В автобусе слишком много негров. Кролик все больше и больше начинает их замечать. Они всегда тут были — он помнит, как мальчишкой ходил по некоторым улицам Бруэра, затаив дыхание, хотя они никого не трогали, просто смотрели; теперь они стали гораздо более шумными. И головы у них не гладко выбритые, а с густой шапкой волос. Но это-то как раз нормально, это у них от природы, а природы вокруг становится все меньше. Двое ребят в типографии — негры, Фарнсуорт и Бьюкенен, и через какое-то время перестаешь даже замечать их; по крайней мере они хоть не разучились смеяться.

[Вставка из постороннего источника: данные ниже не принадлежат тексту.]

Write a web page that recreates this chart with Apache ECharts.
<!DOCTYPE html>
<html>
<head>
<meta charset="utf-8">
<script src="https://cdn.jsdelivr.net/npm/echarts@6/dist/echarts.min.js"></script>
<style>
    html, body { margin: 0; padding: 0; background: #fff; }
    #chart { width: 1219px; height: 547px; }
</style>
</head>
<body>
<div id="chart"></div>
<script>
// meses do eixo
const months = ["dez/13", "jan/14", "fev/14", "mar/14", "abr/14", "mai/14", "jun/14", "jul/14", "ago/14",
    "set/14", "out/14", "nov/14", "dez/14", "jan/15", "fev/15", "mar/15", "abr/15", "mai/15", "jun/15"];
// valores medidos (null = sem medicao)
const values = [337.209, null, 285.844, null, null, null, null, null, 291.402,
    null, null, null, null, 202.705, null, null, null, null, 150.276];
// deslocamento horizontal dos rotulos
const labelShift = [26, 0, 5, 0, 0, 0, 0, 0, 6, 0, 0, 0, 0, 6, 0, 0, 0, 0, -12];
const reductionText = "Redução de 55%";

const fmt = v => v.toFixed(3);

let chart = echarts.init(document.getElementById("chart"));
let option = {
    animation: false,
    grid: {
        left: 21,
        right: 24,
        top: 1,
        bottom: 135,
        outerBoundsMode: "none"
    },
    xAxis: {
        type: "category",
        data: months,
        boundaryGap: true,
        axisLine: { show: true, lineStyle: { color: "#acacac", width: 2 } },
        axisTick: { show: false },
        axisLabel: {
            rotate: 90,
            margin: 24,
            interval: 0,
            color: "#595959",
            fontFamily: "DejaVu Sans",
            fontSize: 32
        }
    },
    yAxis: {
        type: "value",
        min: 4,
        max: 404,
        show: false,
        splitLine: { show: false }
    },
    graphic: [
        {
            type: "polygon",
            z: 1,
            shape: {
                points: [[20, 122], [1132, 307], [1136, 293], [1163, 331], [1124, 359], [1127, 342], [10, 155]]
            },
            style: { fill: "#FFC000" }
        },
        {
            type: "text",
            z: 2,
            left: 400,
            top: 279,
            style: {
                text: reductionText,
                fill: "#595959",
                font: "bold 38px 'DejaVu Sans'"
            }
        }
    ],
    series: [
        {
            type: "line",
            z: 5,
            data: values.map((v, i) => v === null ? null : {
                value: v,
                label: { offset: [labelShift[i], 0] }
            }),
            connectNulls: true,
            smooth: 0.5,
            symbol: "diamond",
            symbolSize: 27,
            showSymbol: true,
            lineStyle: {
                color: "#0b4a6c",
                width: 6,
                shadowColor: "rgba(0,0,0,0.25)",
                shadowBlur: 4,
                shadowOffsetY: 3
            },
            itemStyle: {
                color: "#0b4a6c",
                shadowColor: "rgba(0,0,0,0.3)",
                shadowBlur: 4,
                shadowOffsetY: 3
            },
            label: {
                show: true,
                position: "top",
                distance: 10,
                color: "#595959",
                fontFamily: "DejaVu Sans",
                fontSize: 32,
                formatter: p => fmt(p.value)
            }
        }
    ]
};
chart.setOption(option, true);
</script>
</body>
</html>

А ведь невесело это — быть негром: вечно им недоплачивают, да и глаза у них не как у нас — налитые кровью, темно-карие и влажные, так и кажется, что из них сейчас вот-вот закапает. Читал где-то, что какой-то антрополог считает негров не примитивнее нас, а наоборот: последним словом творения, самыми новыми человеческими экземплярами. В чем-то более грубыми и выносливыми, а в чем-то более ранимыми. Безусловно, более тупыми, но что, собственно, дала человечеству прыткость ума — атомную бомбу и алюминиевую банку для пива. И потом, кого-кого, а Билла Косби
[2]
дураком не назовешь.
Но этой великодушной просвещенной терпимости противостоит определенный страх: Кролик не понимает, почему неграм надо быть такими шумными. Эта четверка, что сидит как раз под ним, — как они подталкивают друг друга, как громко, серебристо взвизгивают, они же прекрасно понимают, что раздражают толстых пенсильванских немок, возвращающихся домой с сумками, полными покупок для всей семьи. Правда, так ведут себя ребята любого цвета кожи, и все равно странно. Странный они народ. Не только по цвету кожи, но и по тому, как они скроены, грациозные, как львы, и голова у них устроена совсем по-другому, точно мысли складываются иначе и наружу выходят с каким-то вывертом, даже когда они не замышляют ничего дурного. Точно и эти густые шевелюры, в стиле «афро», и золотые серьги, и взвизги в автобусах произросли из семян некоего тропического растения, занесенных птицами, которые пролетали над садом. Его садом. Кролик знает, это его сад, и потому на заднем стекле его «форда-фэлкона» красуется переводная картинка с изображением американского флага, хотя Дженис и говорит, что это пошло и отдает фашистским душком. В газетах пишут о нескольких случаях в Коннектикуте, когда родители уезжают на Багамы, а детки устраивают такие вечеринки, что разносят родительский дом в щепы. И такое творится по всей стране, с каждым днем все больше и больше. Можно подумать, все само собой вырастает, как будто люди не положили жизнь, чтобы на этом месте что-то построить.